Secondly, the boundary between Kodok and Bailiet (formerly Abuong) Districts lies 27 KM east of Malakal at Banglai, and follows a small seasonal stream (wuol) that drains from the Sobat northwards pass Akoka and into the river Nile just opposite Kodok town. This means that all Dinka Ngok and Dongjol settlements lie east of Wuol and the Shilluk settlements of Koman are west of it.

Third, just after independence Abuong district was renamed Sobat Rural Council with its H/Qs in Bailiet. Until 1974, when Bailiet had permanent physical infrastructure the rural council was housed in and the district governed from Malakal. This perhaps forms the basis of the claim. But what linked Malakal Town to Bailiet and Akoka was the fact that the Dongjol (Akoka) and Ngok (Bailiet) would not constitute a electoral geographic constituency and for that reason were their populations were joined to constitute a geographic constituency. This did not Malakal a part of Bailiet or Sobat Rural Council; an election territorial constituency does not translate into an administrative entity.

Any ethnicised conflict whatsoever and wherever has wider political implications for state formation and nation-building; Southern Sudan will not emerge as a state at the expense of any ethnic community. The Padang Dinka political and military elite should not be ensnared to believe that because they now pull the political strings in Southern Sudan they can create a false reality that will force the Shilluk to leave their ancestral homes on the east bank. They can do that at the expense of wider political aspirations of the people of Southern Sudan.
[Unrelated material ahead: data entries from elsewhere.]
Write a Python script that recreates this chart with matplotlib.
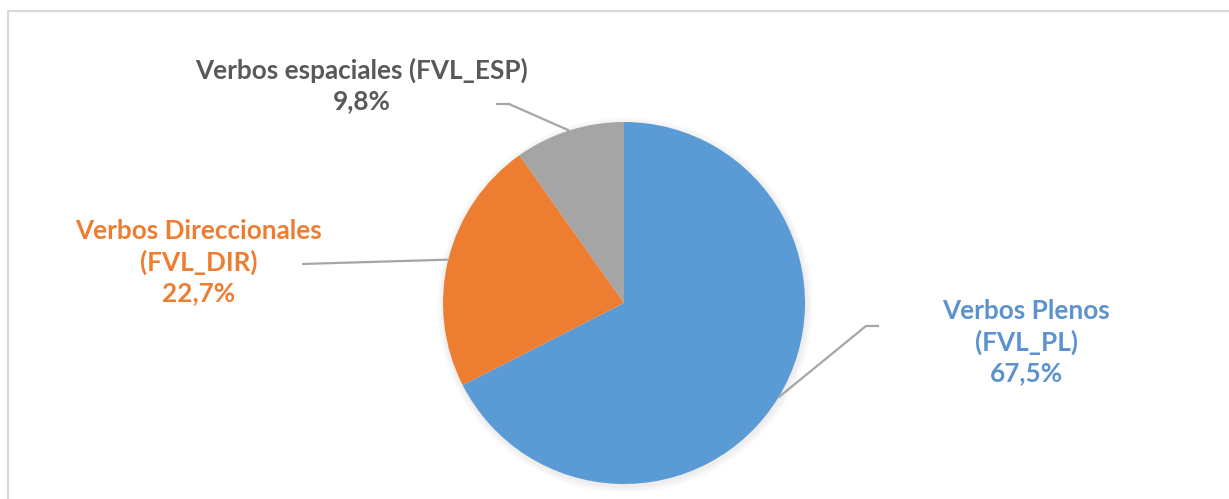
import matplotlib.pyplot as plt
import numpy as np
from matplotlib.patches import Rectangle

labels = ['Verbos Plenos\n(FVL_PL)', 'Verbos Direccionales\n(FVL_DIR)', 'Verbos espaciales (FVL_ESP)']
values = [67.5, 22.7, 9.8]
colors = ['#5B9BD5', '#ED7D31', '#A5A5A5']
text_colors = ['#5B92CF', '#ED7D31', '#595959']

W, H = 1229, 499
fig = plt.figure(figsize=(W / 100, H / 100), dpi=100)
ax = fig.add_axes([0, 0, 1, 1])

# chart frame (runs off the right and bottom edges)
fig.patches.append(Rectangle((8 / W, -0.1), 1.2, (H - 11) / H + 0.1, transform=fig.transFigure,
                             fill=False, edgecolor='#D9D9D9', linewidth=1.5))

cx, cy, r = 624, H - 303, 181

# soft shadow
for k in range(6):
    ax.add_patch(plt.Circle((cx + 1, cy - 2), r + 1 + k * 1.2, color='#000000', alpha=0.012, lw=0))

wedges, _ = ax.pie(values, colors=colors, startangle=90, counterclock=False,
                   center=(cx, cy), radius=r, wedgeprops=dict(linewidth=0), frame=True)
ax.set_xlim(0, W)
ax.set_ylim(0, H)
ax.set_aspect('equal')
ax.axis('off')

# label text positions (pixel, from top) and leader elbows
text_pos = [(1026, 342), (199, 262), (362, 85)]
elbows = [[(866, 326), (879, 326)], [(302, 264)], [(509, 104), (496, 104)]]
texts = [labels[0] + '\n67,5%', labels[1] + '\n22,7%', labels[2] + '\n9,8%']

for w, pos, elb, txt, tc in zip(wedges, text_pos, elbows, texts, text_colors):
    ang = np.deg2rad((w.theta1 + w.theta2) / 2)
    x0, y0 = cx + r * np.cos(ang), cy + r * np.sin(ang)
    xs = [x0] + [p[0] for p in elb]
    ys = [y0] + [H - p[1] for p in elb]
    ax.plot(xs, ys, color='#A6A6A6', lw=1.6, solid_capstyle='butt')
    ax.text(pos[0], H - pos[1], txt, ha='center', va='center', multialignment='center',
            fontsize=18.8, fontweight='bold', family='Lato', color=tc, linespacing=1.31)

fig.savefig('out.png', dpi=100)
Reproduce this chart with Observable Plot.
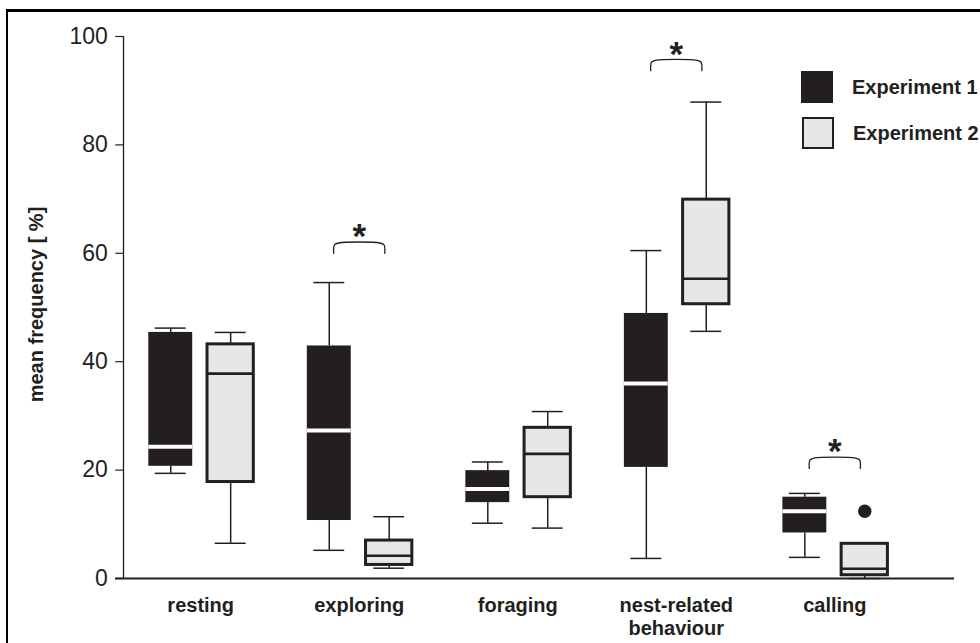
<!DOCTYPE html>
<html>
<head>
<meta charset="utf-8">
<script src="https://cdn.jsdelivr.net/npm/d3@7"></script>
<script src="https://cdn.jsdelivr.net/npm/@observablehq/plot@0.6"></script>
<style>
  html, body { margin: 0; padding: 0; background: #fff; }
  #wrap { position: relative; width: 980px; height: 643px; overflow: hidden; font-family: "Liberation Sans", Arial, sans-serif; color: #231f20; }
  #frame { position: absolute; left: 6px; top: 9px; width: 2000px; height: 2000px; border-left: 2.5px solid #000; border-top: 3px solid #000; }
  #chart { position: absolute; left: 0; top: 0; }
  .legend-item { position: absolute; display: flex; align-items: center; font-weight: bold; font-size: 20px; }
  .sw { width: 32px; height: 32px; box-sizing: border-box; margin-right: 19px; }
</style>
</head>
<body>
<div id="wrap">
  <div id="frame"></div>
  <div id="chart"></div>
  <div class="legend-item" style="left:801px; top:71px;"><div class="sw" style="background:#231f20;"></div><span>Experiment 1</span></div>
  <div class="legend-item" style="left:802px; top:117px;"><div class="sw" style="background:#e6e7e8; border:2px solid #231f20;"></div><span>Experiment 2</span></div>
</div>
<script>
// ---- data ----
const categories = ["resting", "exploring", "foraging", "nest-related\nbehaviour", "calling"];
const series = ["Experiment 1", "Experiment 2"];

// Experiment 1
const exp1Low    = [19.4,  5.2, 10.2,  3.7,  3.9];
const exp1Q1     = [20.7, 10.7, 14.0, 20.5,  8.4];
const exp1Median = [24.3, 27.3, 16.5, 36.0, 12.4];
const exp1Q3     = [45.4, 42.9, 19.9, 48.9, 15.0];
const exp1High   = [46.2, 54.6, 21.5, 60.5, 15.7];

// Experiment 2
const exp2Low    = [ 6.5,  1.9,  9.3, 45.6,  0.0];
const exp2Q1     = [17.8,  2.5, 15.0, 50.6,  0.6];
const exp2Median = [37.8,  4.2, 23.0, 55.3,  1.8];
const exp2Q3     = [43.2,  7.0, 27.8, 69.9,  6.4];
const exp2High   = [45.4, 11.4, 30.8, 87.9,  6.4];

// outliers
const outlierCategory = ["calling"];
const outlierSeries = ["Experiment 2"];
const outlierValue = [12.4];

// significance markers
const sigCategory = ["exploring", "nest-related\nbehaviour", "calling"];
const sigLevel = [61.9, 95.6, 22.2];
const sigLabel = ["*", "*", "*"];

const yTicks = [0, 20, 40, 60, 80, 100];
const yLabel = "mean frequency [ %]";

// ---- build tables ----
const DARK = "#231f20", GREY = "#e6e7e8";
const OFF = 0.189;            // series offset from category centre
const HALF = [0.1385, 0.146]; // half box widths
const CAP = 0.0975;           // half cap width
const catIndex = c => categories.indexOf(c);
const serIndex = s => series.indexOf(s);
const sets = [
  [exp1Low, exp1Q1, exp1Median, exp1Q3, exp1High],
  [exp2Low, exp2Q1, exp2Median, exp2Q3, exp2High]
];
const boxes = [];
series.forEach((s, si) => {
  categories.forEach((c, ci) => {
    const [lo, q1, md, q3, hi] = sets[si].map(a => a[ci]);
    const cx = ci + (si === 0 ? -OFF : OFF);
    boxes.push({s, si, c, cx, lo, q1, md, q3, hi, x1: cx - HALF[si], x2: cx + HALF[si]});
  });
});
const outliers = outlierValue.map((v, i) => ({
  x: catIndex(outlierCategory[i]) + (serIndex(outlierSeries[i]) === 0 ? -OFF : OFF), y: v
}));
const BH = 0.161, DROP = 1.9;
const brackets = [];
sigCategory.forEach((c, i) => {
  const x = catIndex(c), t = sigLevel[i];
  const pts = [[x - BH, t - DROP], [x - BH, t - 0.8], [x - BH + 0.006, t - 0.3], [x - BH + 0.03, t],
               [x + BH - 0.03, t], [x + BH - 0.006, t - 0.3], [x + BH, t - 0.8], [x + BH, t - DROP]];
  pts.forEach(([px, py]) => brackets.push({id: i, x: px, y: py}));
});
const stars = sigCategory.map((c, i) => ({x: catIndex(c), y: sigLevel[i], label: sigLabel[i]}));

const xDomain = [-0.487, 4.755];

const chart = Plot.plot({
  width: 980,
  height: 643,
  marginLeft: 123,
  marginRight: 26,
  marginTop: 36,
  marginBottom: 65,
  x: {domain: xDomain},
  y: {domain: [0, 100]},
  style: {fontFamily: '"Liberation Sans", Arial, sans-serif', color: DARK, background: "transparent", overflow: "visible"},
  marks: [
    Plot.axisY({ticks: yTicks, tickSize: 7.7, tickPadding: 8, fontSize: 23, stroke: DARK, strokeWidth: 1.2, label: null}),
    Plot.axisX({ticks: d3.range(categories.length), tickFormat: i => categories[i], tickSize: 0, tickPadding: 17,
                fontSize: 20, fontWeight: "bold", lineHeight: 1.15, label: null}),
    Plot.ruleX([xDomain[0]], {y1: 0, y2: 100, stroke: DARK, strokeWidth: 1.3}),
    Plot.text([yLabel], {frameAnchor: "left", textAnchor: "middle", dx: -87, dy: -3, rotate: -90, fontSize: 20, fontWeight: "bold",
              fill: DARK}),
    // whiskers
    Plot.ruleX(boxes, {x: "cx", y1: "lo", y2: "q1", stroke: DARK, strokeWidth: 1.5}),
    Plot.ruleX(boxes, {x: "cx", y1: "q3", y2: "hi", stroke: DARK, strokeWidth: 1.5}),
    Plot.ruleY(boxes.filter(d => d.lo < d.q1), {y: "lo", x1: d => d.cx - CAP, x2: d => d.cx + CAP, stroke: DARK, strokeWidth: 1.5}),
    Plot.ruleY(boxes.filter(d => d.hi > d.q3), {y: "hi", x1: d => d.cx - CAP, x2: d => d.cx + CAP, stroke: DARK, strokeWidth: 1.5}),
    // boxes
    Plot.rect(boxes.filter(d => d.si === 0), {x1: "x1", x2: "x2", y1: "q1", y2: "q3", fill: DARK}),
    Plot.rect(boxes.filter(d => d.si === 1), {x1: "x1", x2: "x2", y1: "q1", y2: "q3", fill: GREY, stroke: DARK, strokeWidth: 3}),
    // medians
    Plot.ruleY(boxes.filter(d => d.si === 0), {y: "md", x1: "x1", x2: "x2", stroke: "#fff", strokeWidth: 4}),
    Plot.ruleY(boxes.filter(d => d.si === 1), {y: "md", x1: "x1", x2: "x2", stroke: DARK, strokeWidth: 2.6}),
    // outliers
    Plot.dot(outliers, {x: "x", y: "y", r: 6.7, fill: DARK, stroke: "none"}),
    // baseline
    Plot.ruleY([0], {stroke: DARK, strokeWidth: 2.2, insetLeft: -8}),
    // significance
    Plot.line(brackets, {x: "x", y: "y", z: "id", stroke: DARK, strokeWidth: 1.3, curve: "catmull-rom"}),
    Plot.text(stars, {x: "x", y: "y", text: "label", fontSize: 35, fontWeight: "bold", fill: DARK, dy: -6})
  ]
});
document.getElementById("chart").appendChild(chart);
</script>
</body>
</html>
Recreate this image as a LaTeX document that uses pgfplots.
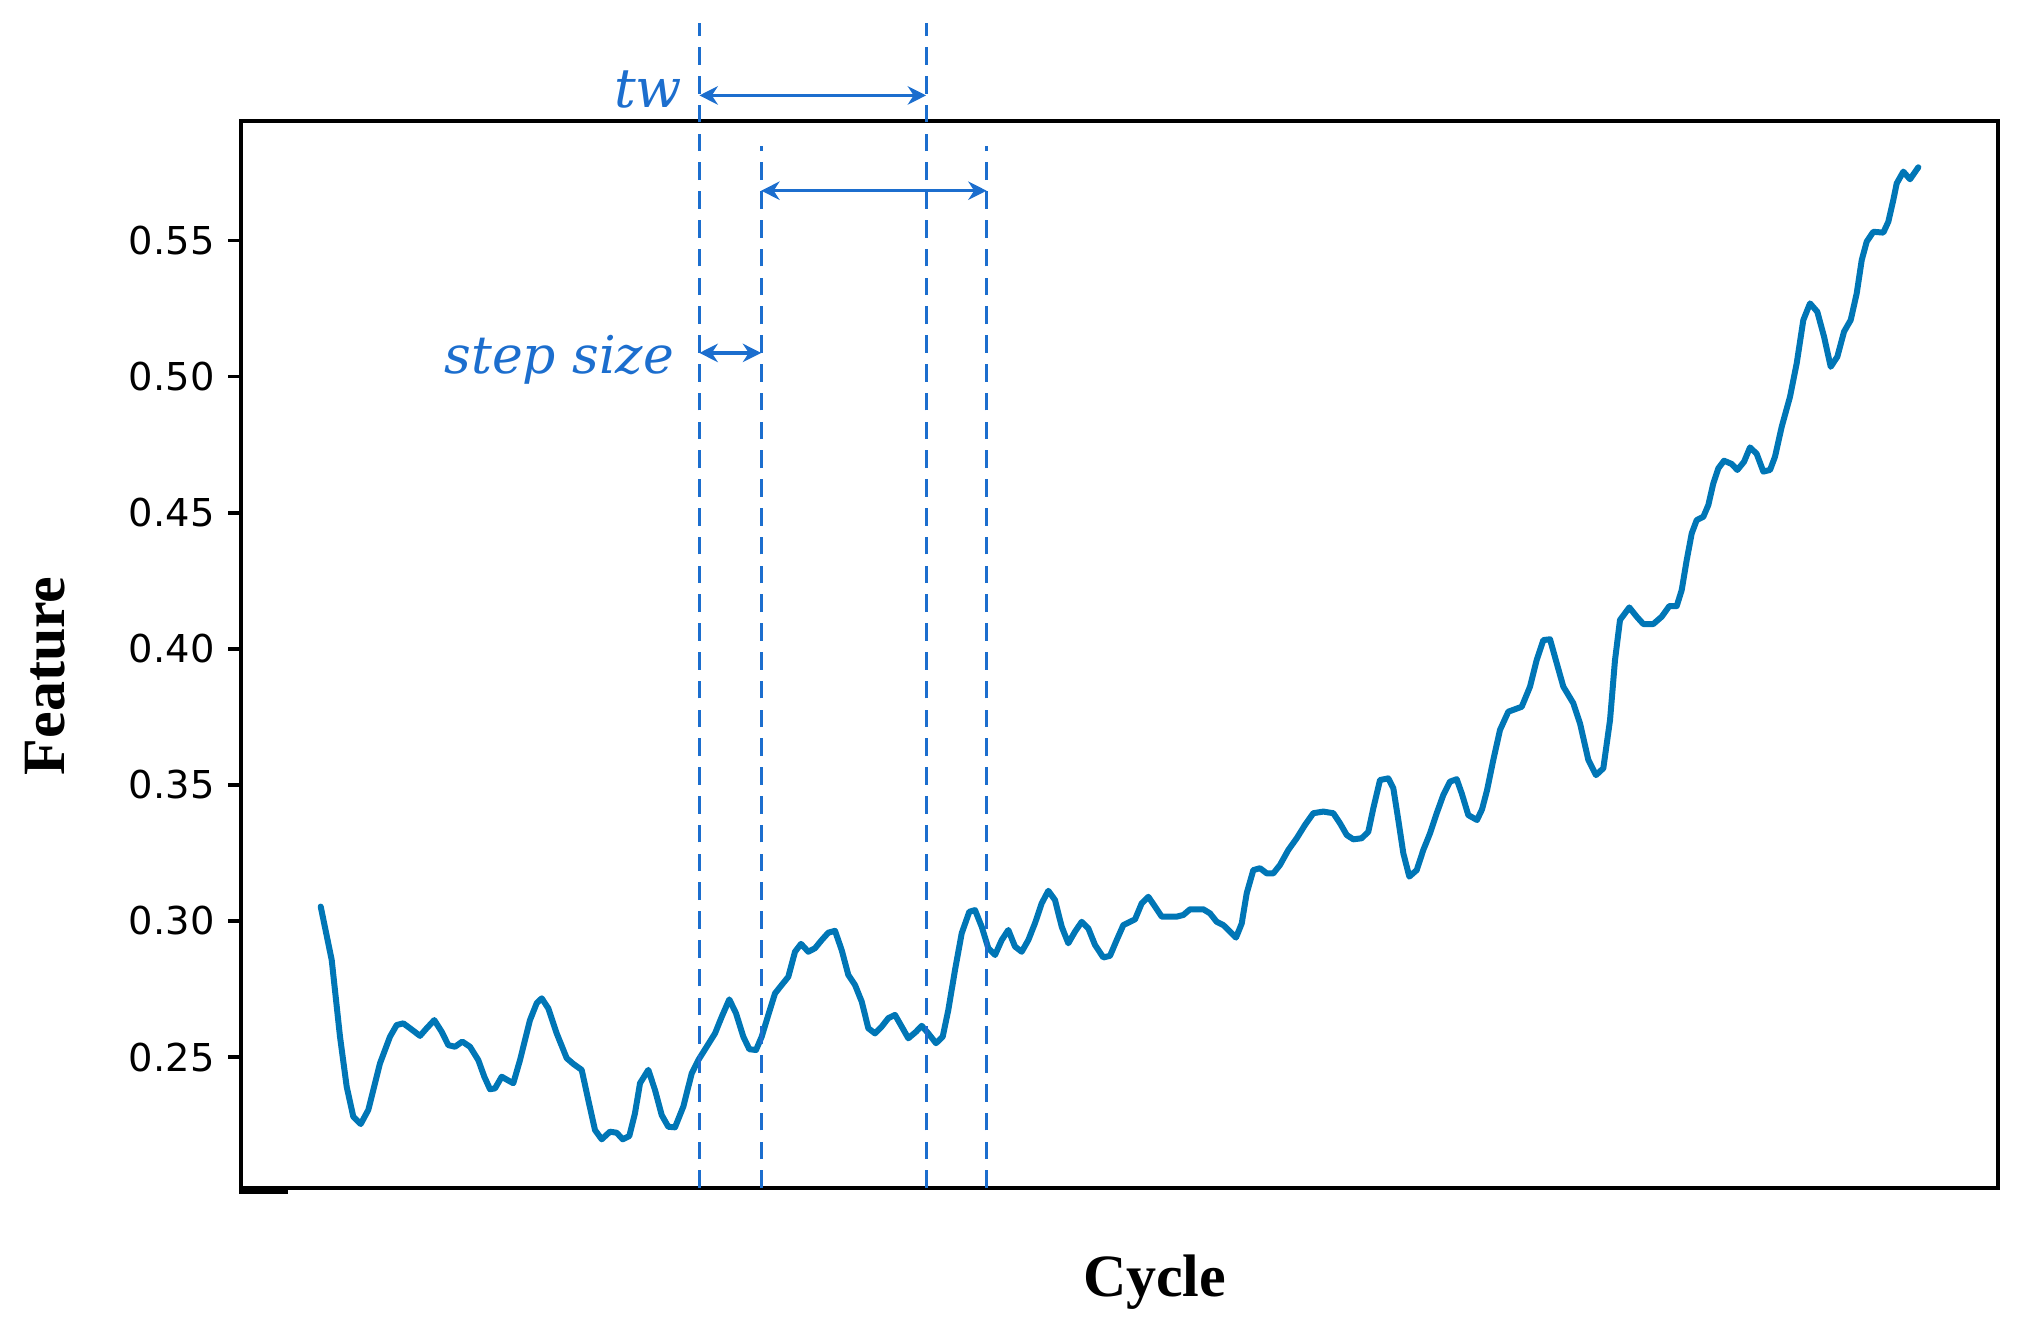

Their scheme is treacherous and must be given the scorn it deserves because it is diverting our attention and focus away from fundamental issues of CPA implementation and the exercise of the right of self-determination.

The future of the Southern Sudanese people does ly in inciting ethnic hatred but in peace and unity among themselves. This means the leaders must eschew parochialism and ethnic chauvinism as ladders to wealth and political power. Now that our people have been worked into conflict the escape route from this heightened politicisation of ethnicity or the ethnicisation of politics in Southern Sudan passes through social and economic policies for transforming the abject poverty in which our people are wallowing.

Southern Sudan has a huge potential for economic development by stimulating and tapping the potential surplus in agriculture, livestock, fisheries and forestry. It must be admitted that the leaders spent the four post CPA years squandering the resources and have failed to provide public goods e.g. security, education, health care, etc, and that is why they have resorted to inciting conflicts as a diversionary tactic.

It is only a few months to the end of the interim period and this time should not be spent in quarrels and meaningless diatribe. It should be used to prepare the people for the exercise of the right to self-determination. The people will not vote in unison if they are so much divided along ethnic and sectional lines. They will not even vote for the SPLM if its leaders and cadres are busy causing conflicts. If the SPLM fails to win the hearts and minds of all ethnic communities because of the behaviour and attitudes of a few ethnic chauvinists within its ranks than it should not be surprised if the people demonstrate to it in elections that all these years spent in the struggle and the two millions and a half who paid the ultimate price were in vain.

It is my opinion that the wider political implication of ethnic conflicts not only in Upper Nile State but also in other parts of Southern Sudan including turning blind eyes to the atrocities being committed by the Lord’s Resistance Army in Western Equatoria don’t augur well for the SPLM and its leadership.